#### [SET PROBLEM]
Copy out the data exactly, leaving the pictures behind.

#### [COLLECTED DATA]
☆ ☆ ☆ ☆

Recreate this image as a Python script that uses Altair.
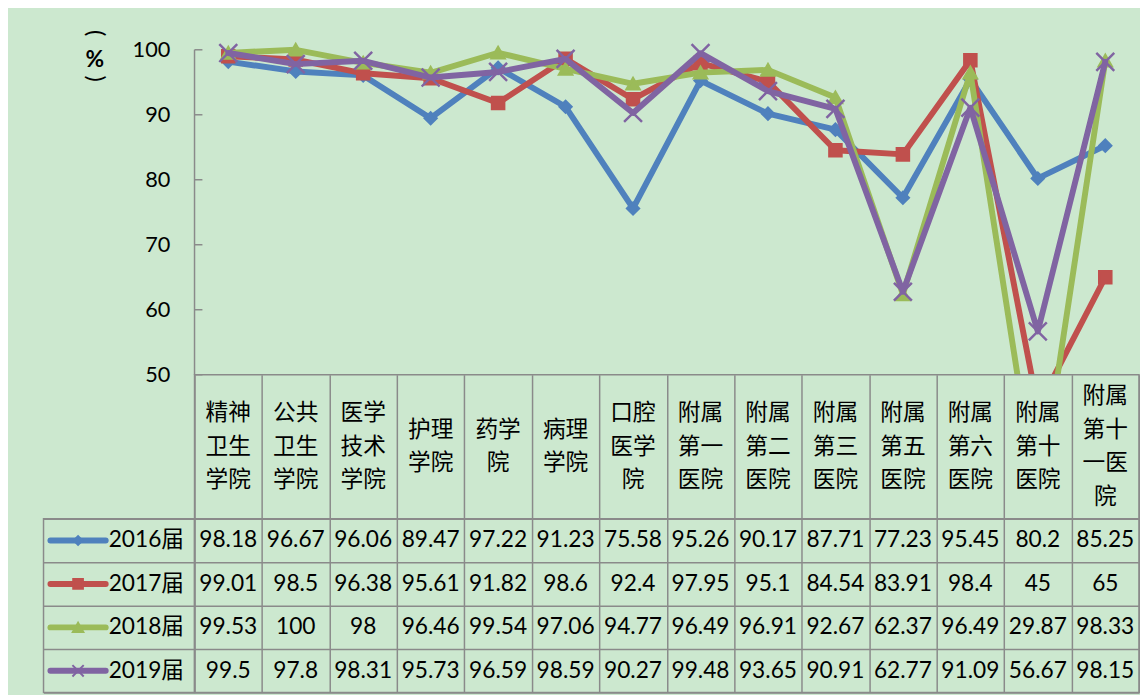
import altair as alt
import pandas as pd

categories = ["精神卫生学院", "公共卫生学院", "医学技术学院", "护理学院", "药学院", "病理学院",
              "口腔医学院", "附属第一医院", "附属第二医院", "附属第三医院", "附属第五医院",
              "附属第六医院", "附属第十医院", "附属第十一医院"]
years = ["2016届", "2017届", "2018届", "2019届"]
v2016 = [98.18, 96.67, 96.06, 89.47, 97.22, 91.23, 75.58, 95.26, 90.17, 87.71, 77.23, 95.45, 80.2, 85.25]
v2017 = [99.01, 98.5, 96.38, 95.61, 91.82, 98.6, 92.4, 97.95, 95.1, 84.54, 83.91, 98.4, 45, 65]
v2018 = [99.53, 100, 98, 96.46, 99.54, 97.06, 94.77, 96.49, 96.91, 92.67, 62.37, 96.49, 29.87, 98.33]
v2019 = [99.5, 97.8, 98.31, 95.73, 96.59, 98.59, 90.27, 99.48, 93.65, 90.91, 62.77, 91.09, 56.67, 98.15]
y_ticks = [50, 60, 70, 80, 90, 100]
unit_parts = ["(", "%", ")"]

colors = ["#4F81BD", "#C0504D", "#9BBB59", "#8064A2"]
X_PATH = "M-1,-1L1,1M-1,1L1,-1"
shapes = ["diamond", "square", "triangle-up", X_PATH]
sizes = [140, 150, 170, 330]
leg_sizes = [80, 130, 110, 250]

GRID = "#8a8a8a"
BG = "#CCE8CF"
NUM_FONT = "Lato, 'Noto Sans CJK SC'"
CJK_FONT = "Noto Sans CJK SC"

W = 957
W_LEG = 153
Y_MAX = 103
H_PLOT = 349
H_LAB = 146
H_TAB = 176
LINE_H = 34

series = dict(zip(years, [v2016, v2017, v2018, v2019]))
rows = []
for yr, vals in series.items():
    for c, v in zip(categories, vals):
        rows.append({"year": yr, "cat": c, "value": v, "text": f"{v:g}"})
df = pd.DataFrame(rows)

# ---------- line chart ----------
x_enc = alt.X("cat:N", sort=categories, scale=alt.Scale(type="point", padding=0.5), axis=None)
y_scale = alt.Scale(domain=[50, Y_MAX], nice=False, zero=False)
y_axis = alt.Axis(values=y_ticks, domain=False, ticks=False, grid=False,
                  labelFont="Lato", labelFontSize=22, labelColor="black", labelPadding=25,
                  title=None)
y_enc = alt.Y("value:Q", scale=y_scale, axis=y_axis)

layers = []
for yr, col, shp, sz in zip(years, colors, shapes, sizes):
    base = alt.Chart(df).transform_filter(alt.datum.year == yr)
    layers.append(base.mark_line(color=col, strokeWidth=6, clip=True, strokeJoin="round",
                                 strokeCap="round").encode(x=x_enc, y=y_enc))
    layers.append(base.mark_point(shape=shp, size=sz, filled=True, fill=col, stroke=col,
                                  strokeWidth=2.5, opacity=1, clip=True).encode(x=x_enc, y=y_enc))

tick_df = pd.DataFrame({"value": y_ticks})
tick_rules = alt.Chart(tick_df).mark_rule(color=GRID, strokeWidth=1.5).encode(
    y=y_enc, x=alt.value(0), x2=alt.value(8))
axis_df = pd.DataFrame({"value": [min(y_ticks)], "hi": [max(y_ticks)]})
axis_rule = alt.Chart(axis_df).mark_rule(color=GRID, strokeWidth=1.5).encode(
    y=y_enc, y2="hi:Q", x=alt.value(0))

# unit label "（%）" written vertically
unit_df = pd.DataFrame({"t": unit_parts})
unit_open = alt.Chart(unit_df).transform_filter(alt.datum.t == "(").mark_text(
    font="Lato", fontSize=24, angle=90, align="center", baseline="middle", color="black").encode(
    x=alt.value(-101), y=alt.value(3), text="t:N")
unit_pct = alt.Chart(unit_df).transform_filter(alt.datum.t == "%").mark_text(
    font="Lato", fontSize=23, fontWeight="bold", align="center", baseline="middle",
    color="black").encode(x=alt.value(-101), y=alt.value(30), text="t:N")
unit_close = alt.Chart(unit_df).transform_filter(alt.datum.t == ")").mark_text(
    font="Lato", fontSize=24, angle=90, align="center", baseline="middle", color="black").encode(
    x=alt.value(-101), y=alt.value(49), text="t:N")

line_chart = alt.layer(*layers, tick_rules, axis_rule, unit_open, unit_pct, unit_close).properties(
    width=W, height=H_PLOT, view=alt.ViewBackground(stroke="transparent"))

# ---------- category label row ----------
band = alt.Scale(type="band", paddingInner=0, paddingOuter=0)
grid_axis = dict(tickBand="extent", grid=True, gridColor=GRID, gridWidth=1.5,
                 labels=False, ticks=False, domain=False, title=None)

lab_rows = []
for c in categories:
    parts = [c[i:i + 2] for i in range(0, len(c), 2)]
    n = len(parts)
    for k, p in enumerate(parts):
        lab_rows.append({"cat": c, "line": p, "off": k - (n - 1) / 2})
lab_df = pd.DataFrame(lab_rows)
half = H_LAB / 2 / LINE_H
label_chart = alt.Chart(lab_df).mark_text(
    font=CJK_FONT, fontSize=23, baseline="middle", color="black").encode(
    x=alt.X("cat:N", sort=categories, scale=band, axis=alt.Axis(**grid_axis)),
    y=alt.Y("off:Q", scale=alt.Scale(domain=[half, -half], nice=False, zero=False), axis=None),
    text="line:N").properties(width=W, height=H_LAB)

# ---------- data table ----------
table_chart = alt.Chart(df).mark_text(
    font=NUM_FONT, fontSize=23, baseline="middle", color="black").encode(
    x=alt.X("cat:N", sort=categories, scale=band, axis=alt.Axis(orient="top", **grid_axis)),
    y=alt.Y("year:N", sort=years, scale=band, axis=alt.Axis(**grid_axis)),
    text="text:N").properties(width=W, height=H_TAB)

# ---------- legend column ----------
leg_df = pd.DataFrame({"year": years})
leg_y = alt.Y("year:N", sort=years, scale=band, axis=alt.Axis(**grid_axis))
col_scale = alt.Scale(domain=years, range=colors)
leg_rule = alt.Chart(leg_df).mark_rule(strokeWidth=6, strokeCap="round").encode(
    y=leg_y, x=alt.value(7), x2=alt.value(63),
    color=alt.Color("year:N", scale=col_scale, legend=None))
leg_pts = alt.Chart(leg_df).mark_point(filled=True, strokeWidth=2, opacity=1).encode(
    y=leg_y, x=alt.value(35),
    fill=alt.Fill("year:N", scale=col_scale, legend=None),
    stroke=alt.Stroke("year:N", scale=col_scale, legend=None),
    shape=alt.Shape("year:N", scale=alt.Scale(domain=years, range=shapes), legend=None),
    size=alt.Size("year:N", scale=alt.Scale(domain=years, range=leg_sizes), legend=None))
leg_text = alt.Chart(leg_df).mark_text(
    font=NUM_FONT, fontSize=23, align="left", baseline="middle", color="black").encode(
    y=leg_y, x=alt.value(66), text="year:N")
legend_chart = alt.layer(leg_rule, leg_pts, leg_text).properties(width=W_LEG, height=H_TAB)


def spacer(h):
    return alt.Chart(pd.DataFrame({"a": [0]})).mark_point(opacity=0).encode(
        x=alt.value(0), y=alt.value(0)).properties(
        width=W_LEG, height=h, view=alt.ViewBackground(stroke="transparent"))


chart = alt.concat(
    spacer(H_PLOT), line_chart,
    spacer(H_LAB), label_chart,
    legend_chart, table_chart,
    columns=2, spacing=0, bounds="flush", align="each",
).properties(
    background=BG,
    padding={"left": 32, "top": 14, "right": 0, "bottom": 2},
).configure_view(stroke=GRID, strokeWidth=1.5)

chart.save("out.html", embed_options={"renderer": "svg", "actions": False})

☆ ☆ ☆ ☆

#### [ANSWER BELOW]
Recreate this image as a Python script that uses Altair.
import altair as alt
import pandas as pd

categories = ["精神卫生学院", "公共卫生学院", "医学技术学院", "护理学院", "药学院", "病理学院",
              "口腔医学院", "附属第一医院", "附属第二医院", "附属第三医院", "附属第五医院",
              "附属第六医院", "附属第十医院", "附属第十一医院"]
years = ["2016届", "2017届", "2018届", "2019届"]
v2016 = [98.18, 96.67, 96.06, 89.47, 97.22, 91.23, 75.58, 95.26, 90.17, 87.71, 77.23, 95.45, 80.2, 85.25]
v2017 = [99.01, 98.5, 96.38, 95.61, 91.82, 98.6, 92.4, 97.95, 95.1, 84.54, 83.91, 98.4, 45, 65]
v2018 = [99.53, 100, 98, 96.46, 99.54, 97.06, 94.77, 96.49, 96.91, 92.67, 62.37, 96.49, 29.87, 98.33]
v2019 = [99.5, 97.8, 98.31, 95.73, 96.59, 98.59, 90.27, 99.48, 93.65, 90.91, 62.77, 91.09, 56.67, 98.15]
y_ticks = [50, 60, 70, 80, 90, 100]
unit_parts = ["(", "%", ")"]

colors = ["#4F81BD", "#C0504D", "#9BBB59", "#8064A2"]
X_PATH = "M-1,-1L1,1M-1,1L1,-1"
shapes = ["diamond", "square", "triangle-up", X_PATH]
sizes = [140, 150, 170, 330]
leg_sizes = [80, 130, 110, 250]

GRID = "#8a8a8a"
BG = "#CCE8CF"
NUM_FONT = "Lato, 'Noto Sans CJK SC'"
CJK_FONT = "Noto Sans CJK SC"

W = 957
W_LEG = 153
Y_MAX = 103
H_PLOT = 349
H_LAB = 146
H_TAB = 176
LINE_H = 34

series = dict(zip(years, [v2016, v2017, v2018, v2019]))
rows = []
for yr, vals in series.items():
    for c, v in zip(categories, vals):
        rows.append({"year": yr, "cat": c, "value": v, "text": f"{v:g}"})
df = pd.DataFrame(rows)

# ---------- line chart ----------
x_enc = alt.X("cat:N", sort=categories, scale=alt.Scale(type="point", padding=0.5), axis=None)
y_scale = alt.Scale(domain=[50, Y_MAX], nice=False, zero=False)
y_axis = alt.Axis(values=y_ticks, domain=False, ticks=False, grid=False,
                  labelFont="Lato", labelFontSize=22, labelColor="black", labelPadding=25,
                  title=None)
y_enc = alt.Y("value:Q", scale=y_scale, axis=y_axis)

layers = []
for yr, col, shp, sz in zip(years, colors, shapes, sizes):
    base = alt.Chart(df).transform_filter(alt.datum.year == yr)
    layers.append(base.mark_line(color=col, strokeWidth=6, clip=True, strokeJoin="round",
                                 strokeCap="round").encode(x=x_enc, y=y_enc))
    layers.append(base.mark_point(shape=shp, size=sz, filled=True, fill=col, stroke=col,
                                  strokeWidth=2.5, opacity=1, clip=True).encode(x=x_enc, y=y_enc))

tick_df = pd.DataFrame({"value": y_ticks})
tick_rules = alt.Chart(tick_df).mark_rule(color=GRID, strokeWidth=1.5).encode(
    y=y_enc, x=alt.value(0), x2=alt.value(8))
axis_df = pd.DataFrame({"value": [min(y_ticks)], "hi": [max(y_ticks)]})
axis_rule = alt.Chart(axis_df).mark_rule(color=GRID, strokeWidth=1.5).encode(
    y=y_enc, y2="hi:Q", x=alt.value(0))

# unit label "（%）" written vertically
unit_df = pd.DataFrame({"t": unit_parts})
unit_open = alt.Chart(unit_df).transform_filter(alt.datum.t == "(").mark_text(
    font="Lato", fontSize=24, angle=90, align="center", baseline="middle", color="black").encode(
    x=alt.value(-101), y=alt.value(3), text="t:N")
unit_pct = alt.Chart(unit_df).transform_filter(alt.datum.t == "%").mark_text(
    font="Lato", fontSize=23, fontWeight="bold", align="center", baseline="middle",
    color="black").encode(x=alt.value(-101), y=alt.value(30), text="t:N")
unit_close = alt.Chart(unit_df).transform_filter(alt.datum.t == ")").mark_text(
    font="Lato", fontSize=24, angle=90, align="center", baseline="middle", color="black").encode(
    x=alt.value(-101), y=alt.value(49), text="t:N")

line_chart = alt.layer(*layers, tick_rules, axis_rule, unit_open, unit_pct, unit_close).properties(
    width=W, height=H_PLOT, view=alt.ViewBackground(stroke="transparent"))

# ---------- category label row ----------
band = alt.Scale(type="band", paddingInner=0, paddingOuter=0)
grid_axis = dict(tickBand="extent", grid=True, gridColor=GRID, gridWidth=1.5,
                 labels=False, ticks=False, domain=False, title=None)

lab_rows = []
for c in categories:
    parts = [c[i:i + 2] for i in range(0, len(c), 2)]
    n = len(parts)
    for k, p in enumerate(parts):
        lab_rows.append({"cat": c, "line": p, "off": k - (n - 1) / 2})
lab_df = pd.DataFrame(lab_rows)
half = H_LAB / 2 / LINE_H
label_chart = alt.Chart(lab_df).mark_text(
    font=CJK_FONT, fontSize=23, baseline="middle", color="black").encode(
    x=alt.X("cat:N", sort=categories, scale=band, axis=alt.Axis(**grid_axis)),
    y=alt.Y("off:Q", scale=alt.Scale(domain=[half, -half], nice=False, zero=False), axis=None),
    text="line:N").properties(width=W, height=H_LAB)

# ---------- data table ----------
table_chart = alt.Chart(df).mark_text(
    font=NUM_FONT, fontSize=23, baseline="middle", color="black").encode(
    x=alt.X("cat:N", sort=categories, scale=band, axis=alt.Axis(orient="top", **grid_axis)),
    y=alt.Y("year:N", sort=years, scale=band, axis=alt.Axis(**grid_axis)),
    text="text:N").properties(width=W, height=H_TAB)

# ---------- legend column ----------
leg_df = pd.DataFrame({"year": years})
leg_y = alt.Y("year:N", sort=years, scale=band, axis=alt.Axis(**grid_axis))
col_scale = alt.Scale(domain=years, range=colors)
leg_rule = alt.Chart(leg_df).mark_rule(strokeWidth=6, strokeCap="round").encode(
    y=leg_y, x=alt.value(7), x2=alt.value(63),
    color=alt.Color("year:N", scale=col_scale, legend=None))
leg_pts = alt.Chart(leg_df).mark_point(filled=True, strokeWidth=2, opacity=1).encode(
    y=leg_y, x=alt.value(35),
    fill=alt.Fill("year:N", scale=col_scale, legend=None),
    stroke=alt.Stroke("year:N", scale=col_scale, legend=None),
    shape=alt.Shape("year:N", scale=alt.Scale(domain=years, range=shapes), legend=None),
    size=alt.Size("year:N", scale=alt.Scale(domain=years, range=leg_sizes), legend=None))
leg_text = alt.Chart(leg_df).mark_text(
    font=NUM_FONT, fontSize=23, align="left", baseline="middle", color="black").encode(
    y=leg_y, x=alt.value(66), text="year:N")
legend_chart = alt.layer(leg_rule, leg_pts, leg_text).properties(width=W_LEG, height=H_TAB)


def spacer(h):
    return alt.Chart(pd.DataFrame({"a": [0]})).mark_point(opacity=0).encode(
        x=alt.value(0), y=alt.value(0)).properties(
        width=W_LEG, height=h, view=alt.ViewBackground(stroke="transparent"))


chart = alt.concat(
    spacer(H_PLOT), line_chart,
    spacer(H_LAB), label_chart,
    legend_chart, table_chart,
    columns=2, spacing=0, bounds="flush", align="each",
).properties(
    background=BG,
    padding={"left": 32, "top": 14, "right": 0, "bottom": 2},
).configure_view(stroke=GRID, strokeWidth=1.5)

chart.save("out.html", embed_options={"renderer": "svg", "actions": False})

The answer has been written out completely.